Friday, September 7, 2012

Market Good News Bad News

Conditional unlimited bond buying is the new spin to calm the markets being put forth by ECB President Mario "whatever it takes" Draghi and German President "not so fast" Merkel.  So far the EU participants have been in lip sync to show solidarity as they conjure a bond buying program which may ultimately be so conditional as to be worthless. Besides the directional talk to date, nothing has actually ever been implemented by the ECB. 

The U.S. has a stagnant work force producing marginal GDP and a Fed policy to promote cheap credit to a financial institutional structure which has proven to be incapable of financing commerce but excellent at blowing up any investments their trading operations pick.  The EU has not only a slowing economy but the added stress of solving cross country bailouts without the political ability to craft long term solutions.

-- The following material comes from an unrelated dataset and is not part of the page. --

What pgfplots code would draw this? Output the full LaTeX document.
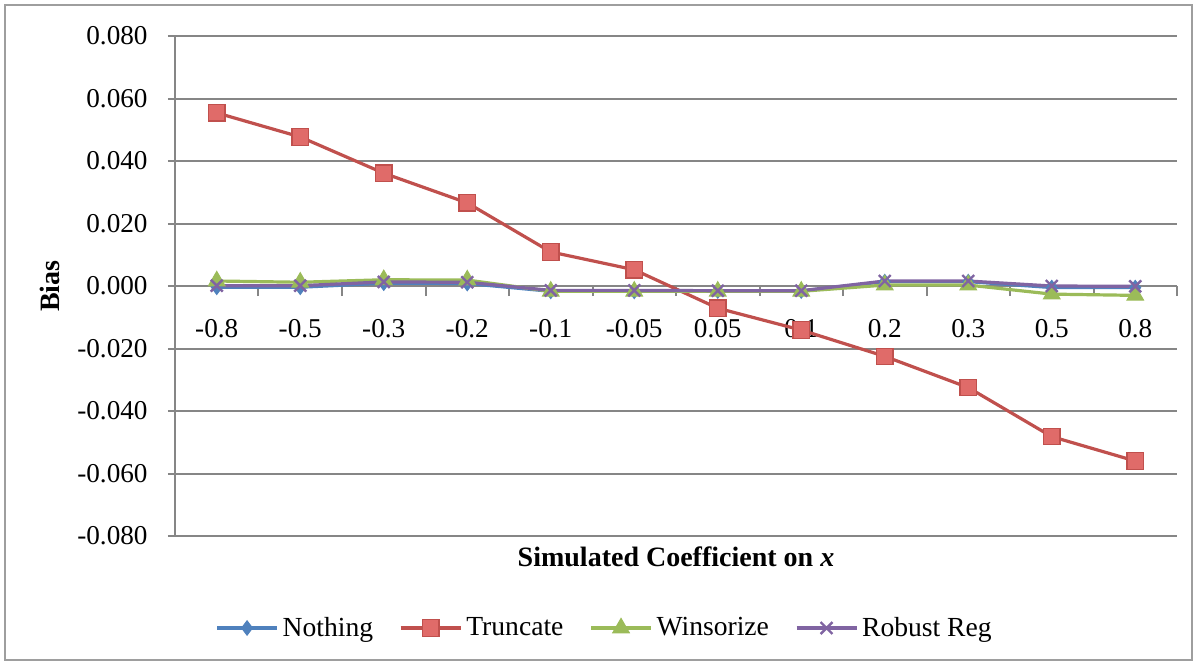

Stock markets tend to be in front of good news and behind in bad news. The good news is of coarse the coordinated sensitivity to market direction by world finance leaders.  The bad news is the coordinated sensitivity to market direction by world finance leaders.  

Economic growth and the resulting race of asset price value to catch future value is a product of expanding participation by a broad base economy.  Inflating asset value as a replacement for growth is dangerous in that it is an "all in" strategy based the past performance old growth economic models. 

The markets are "all in" in front of the good news but are behind the bad news.